_Dataset section_:
§

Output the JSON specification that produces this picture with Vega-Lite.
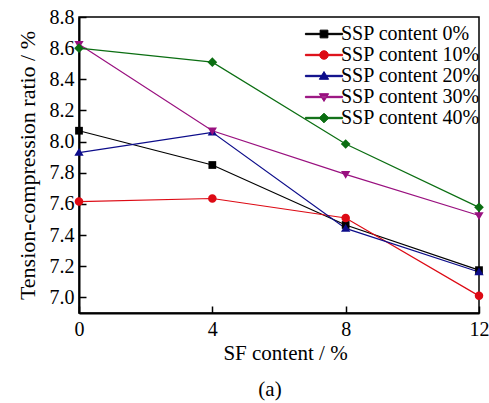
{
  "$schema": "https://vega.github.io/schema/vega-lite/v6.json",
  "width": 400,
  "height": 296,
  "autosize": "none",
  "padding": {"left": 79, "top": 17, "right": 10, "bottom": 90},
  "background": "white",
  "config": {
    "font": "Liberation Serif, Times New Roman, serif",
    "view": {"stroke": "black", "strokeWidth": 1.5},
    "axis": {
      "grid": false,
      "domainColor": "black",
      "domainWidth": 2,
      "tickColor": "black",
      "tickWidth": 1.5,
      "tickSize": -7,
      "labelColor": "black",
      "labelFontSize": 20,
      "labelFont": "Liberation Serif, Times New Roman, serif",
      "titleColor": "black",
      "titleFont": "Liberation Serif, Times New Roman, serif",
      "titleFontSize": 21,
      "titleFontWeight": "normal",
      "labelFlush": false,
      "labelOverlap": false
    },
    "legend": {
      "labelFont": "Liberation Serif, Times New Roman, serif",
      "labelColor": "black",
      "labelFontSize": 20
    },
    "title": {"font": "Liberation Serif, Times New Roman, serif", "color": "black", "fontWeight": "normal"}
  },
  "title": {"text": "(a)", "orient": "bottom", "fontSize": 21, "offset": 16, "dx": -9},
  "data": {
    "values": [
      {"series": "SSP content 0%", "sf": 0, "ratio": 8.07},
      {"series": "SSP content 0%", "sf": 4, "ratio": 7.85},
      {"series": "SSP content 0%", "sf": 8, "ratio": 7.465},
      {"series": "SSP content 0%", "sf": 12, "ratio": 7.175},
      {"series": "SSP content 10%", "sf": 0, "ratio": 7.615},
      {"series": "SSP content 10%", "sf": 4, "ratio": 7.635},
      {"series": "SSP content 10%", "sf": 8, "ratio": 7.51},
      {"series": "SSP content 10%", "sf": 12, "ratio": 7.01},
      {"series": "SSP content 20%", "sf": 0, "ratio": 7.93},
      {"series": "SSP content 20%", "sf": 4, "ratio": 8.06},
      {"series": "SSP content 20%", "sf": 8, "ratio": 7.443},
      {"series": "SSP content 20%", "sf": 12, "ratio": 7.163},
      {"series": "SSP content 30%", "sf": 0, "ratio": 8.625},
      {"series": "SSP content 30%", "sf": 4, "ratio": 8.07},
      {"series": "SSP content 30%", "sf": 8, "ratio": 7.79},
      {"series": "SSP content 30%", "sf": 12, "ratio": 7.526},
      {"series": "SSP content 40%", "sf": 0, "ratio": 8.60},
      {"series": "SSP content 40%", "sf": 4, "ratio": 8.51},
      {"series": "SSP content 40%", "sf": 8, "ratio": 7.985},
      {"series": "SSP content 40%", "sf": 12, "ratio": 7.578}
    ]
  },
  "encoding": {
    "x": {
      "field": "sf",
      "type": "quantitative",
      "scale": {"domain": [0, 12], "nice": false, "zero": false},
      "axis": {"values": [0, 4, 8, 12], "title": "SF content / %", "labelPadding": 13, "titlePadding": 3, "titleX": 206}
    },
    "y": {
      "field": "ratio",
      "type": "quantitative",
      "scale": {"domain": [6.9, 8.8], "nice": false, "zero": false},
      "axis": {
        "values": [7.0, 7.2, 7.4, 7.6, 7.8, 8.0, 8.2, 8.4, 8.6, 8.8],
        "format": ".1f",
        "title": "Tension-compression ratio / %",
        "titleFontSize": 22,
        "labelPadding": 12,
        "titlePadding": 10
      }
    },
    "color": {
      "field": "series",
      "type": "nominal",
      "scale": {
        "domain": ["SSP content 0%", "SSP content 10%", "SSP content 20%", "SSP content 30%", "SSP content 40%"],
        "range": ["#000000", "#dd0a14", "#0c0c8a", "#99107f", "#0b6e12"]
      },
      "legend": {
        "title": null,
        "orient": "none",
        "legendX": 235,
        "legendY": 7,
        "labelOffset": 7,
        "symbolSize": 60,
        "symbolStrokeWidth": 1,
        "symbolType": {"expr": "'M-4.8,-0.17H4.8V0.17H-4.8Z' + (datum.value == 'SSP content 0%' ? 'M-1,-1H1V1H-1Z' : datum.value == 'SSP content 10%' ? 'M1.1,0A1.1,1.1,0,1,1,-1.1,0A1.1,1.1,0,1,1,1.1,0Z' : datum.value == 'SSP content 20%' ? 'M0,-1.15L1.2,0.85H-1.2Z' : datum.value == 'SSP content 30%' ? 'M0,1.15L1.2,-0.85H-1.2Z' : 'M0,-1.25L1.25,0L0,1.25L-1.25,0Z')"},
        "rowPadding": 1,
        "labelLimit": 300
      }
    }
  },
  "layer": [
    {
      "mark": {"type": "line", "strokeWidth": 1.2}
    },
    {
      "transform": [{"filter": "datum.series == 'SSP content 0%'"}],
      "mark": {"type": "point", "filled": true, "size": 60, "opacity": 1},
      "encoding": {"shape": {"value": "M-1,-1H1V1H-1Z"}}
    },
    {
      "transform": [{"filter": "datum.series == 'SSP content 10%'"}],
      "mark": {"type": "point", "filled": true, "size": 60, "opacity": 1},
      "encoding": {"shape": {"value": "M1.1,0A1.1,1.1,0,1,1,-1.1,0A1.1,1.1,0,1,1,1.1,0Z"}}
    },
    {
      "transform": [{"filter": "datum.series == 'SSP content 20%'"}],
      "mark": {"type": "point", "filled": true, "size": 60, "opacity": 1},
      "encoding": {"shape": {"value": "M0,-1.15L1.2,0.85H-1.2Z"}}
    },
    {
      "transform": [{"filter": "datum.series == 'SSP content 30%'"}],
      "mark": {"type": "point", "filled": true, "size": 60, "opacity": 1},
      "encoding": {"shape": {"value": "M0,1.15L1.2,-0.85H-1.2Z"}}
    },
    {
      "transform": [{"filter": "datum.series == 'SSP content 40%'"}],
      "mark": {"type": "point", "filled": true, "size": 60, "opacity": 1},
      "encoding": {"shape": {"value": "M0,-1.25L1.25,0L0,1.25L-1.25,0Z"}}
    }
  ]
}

§

Copy the data exactly. Any picture it contains is to be omitted.

_Exercise result_:
Output the JSON specification that produces this picture with Vega-Lite.
{
  "$schema": "https://vega.github.io/schema/vega-lite/v6.json",
  "width": 400,
  "height": 296,
  "autosize": "none",
  "padding": {"left": 79, "top": 17, "right": 10, "bottom": 90},
  "background": "white",
  "config": {
    "font": "Liberation Serif, Times New Roman, serif",
    "view": {"stroke": "black", "strokeWidth": 1.5},
    "axis": {
      "grid": false,
      "domainColor": "black",
      "domainWidth": 2,
      "tickColor": "black",
      "tickWidth": 1.5,
      "tickSize": -7,
      "labelColor": "black",
      "labelFontSize": 20,
      "labelFont": "Liberation Serif, Times New Roman, serif",
      "titleColor": "black",
      "titleFont": "Liberation Serif, Times New Roman, serif",
      "titleFontSize": 21,
      "titleFontWeight": "normal",
      "labelFlush": false,
      "labelOverlap": false
    },
    "legend": {
      "labelFont": "Liberation Serif, Times New Roman, serif",
      "labelColor": "black",
      "labelFontSize": 20
    },
    "title": {"font": "Liberation Serif, Times New Roman, serif", "color": "black", "fontWeight": "normal"}
  },
  "title": {"text": "(a)", "orient": "bottom", "fontSize": 21, "offset": 16, "dx": -9},
  "data": {
    "values": [
      {"series": "SSP content 0%", "sf": 0, "ratio": 8.07},
      {"series": "SSP content 0%", "sf": 4, "ratio": 7.85},
      {"series": "SSP content 0%", "sf": 8, "ratio": 7.465},
      {"series": "SSP content 0%", "sf": 12, "ratio": 7.175},
      {"series": "SSP content 10%", "sf": 0, "ratio": 7.615},
      {"series": "SSP content 10%", "sf": 4, "ratio": 7.635},
      {"series": "SSP content 10%", "sf": 8, "ratio": 7.51},
      {"series": "SSP content 10%", "sf": 12, "ratio": 7.01},
      {"series": "SSP content 20%", "sf": 0, "ratio": 7.93},
      {"series": "SSP content 20%", "sf": 4, "ratio": 8.06},
      {"series": "SSP content 20%", "sf": 8, "ratio": 7.443},
      {"series": "SSP content 20%", "sf": 12, "ratio": 7.163},
      {"series": "SSP content 30%", "sf": 0, "ratio": 8.625},
      {"series": "SSP content 30%", "sf": 4, "ratio": 8.07},
      {"series": "SSP content 30%", "sf": 8, "ratio": 7.79},
      {"series": "SSP content 30%", "sf": 12, "ratio": 7.526},
      {"series": "SSP content 40%", "sf": 0, "ratio": 8.60},
      {"series": "SSP content 40%", "sf": 4, "ratio": 8.51},
      {"series": "SSP content 40%", "sf": 8, "ratio": 7.985},
      {"series": "SSP content 40%", "sf": 12, "ratio": 7.578}
    ]
  },
  "encoding": {
    "x": {
      "field": "sf",
      "type": "quantitative",
      "scale": {"domain": [0, 12], "nice": false, "zero": false},
      "axis": {"values": [0, 4, 8, 12], "title": "SF content / %", "labelPadding": 13, "titlePadding": 3, "titleX": 206}
    },
    "y": {
      "field": "ratio",
      "type": "quantitative",
      "scale": {"domain": [6.9, 8.8], "nice": false, "zero": false},
      "axis": {
        "values": [7.0, 7.2, 7.4, 7.6, 7.8, 8.0, 8.2, 8.4, 8.6, 8.8],
        "format": ".1f",
        "title": "Tension-compression ratio / %",
        "titleFontSize": 22,
        "labelPadding": 12,
        "titlePadding": 10
      }
    },
    "color": {
      "field": "series",
      "type": "nominal",
      "scale": {
        "domain": ["SSP content 0%", "SSP content 10%", "SSP content 20%", "SSP content 30%", "SSP content 40%"],
        "range": ["#000000", "#dd0a14", "#0c0c8a", "#99107f", "#0b6e12"]
      },
      "legend": {
        "title": null,
        "orient": "none",
        "legendX": 235,
        "legendY": 7,
        "labelOffset": 7,
        "symbolSize": 60,
        "symbolStrokeWidth": 1,
        "symbolType": {"expr": "'M-4.8,-0.17H4.8V0.17H-4.8Z' + (datum.value == 'SSP content 0%' ? 'M-1,-1H1V1H-1Z' : datum.value == 'SSP content 10%' ? 'M1.1,0A1.1,1.1,0,1,1,-1.1,0A1.1,1.1,0,1,1,1.1,0Z' : datum.value == 'SSP content 20%' ? 'M0,-1.15L1.2,0.85H-1.2Z' : datum.value == 'SSP content 30%' ? 'M0,1.15L1.2,-0.85H-1.2Z' : 'M0,-1.25L1.25,0L0,1.25L-1.25,0Z')"},
        "rowPadding": 1,
        "labelLimit": 300
      }
    }
  },
  "layer": [
    {
      "mark": {"type": "line", "strokeWidth": 1.2}
    },
    {
      "transform": [{"filter": "datum.series == 'SSP content 0%'"}],
      "mark": {"type": "point", "filled": true, "size": 60, "opacity": 1},
      "encoding": {"shape": {"value": "M-1,-1H1V1H-1Z"}}
    },
    {
      "transform": [{"filter": "datum.series == 'SSP content 10%'"}],
      "mark": {"type": "point", "filled": true, "size": 60, "opacity": 1},
      "encoding": {"shape": {"value": "M1.1,0A1.1,1.1,0,1,1,-1.1,0A1.1,1.1,0,1,1,1.1,0Z"}}
    },
    {
      "transform": [{"filter": "datum.series == 'SSP content 20%'"}],
      "mark": {"type": "point", "filled": true, "size": 60, "opacity": 1},
      "encoding": {"shape": {"value": "M0,-1.15L1.2,0.85H-1.2Z"}}
    },
    {
      "transform": [{"filter": "datum.series == 'SSP content 30%'"}],
      "mark": {"type": "point", "filled": true, "size": 60, "opacity": 1},
      "encoding": {"shape": {"value": "M0,1.15L1.2,-0.85H-1.2Z"}}
    },
    {
      "transform": [{"filter": "datum.series == 'SSP content 40%'"}],
      "mark": {"type": "point", "filled": true, "size": 60, "opacity": 1},
      "encoding": {"shape": {"value": "M0,-1.25L1.25,0L0,1.25L-1.25,0Z"}}
    }
  ]
}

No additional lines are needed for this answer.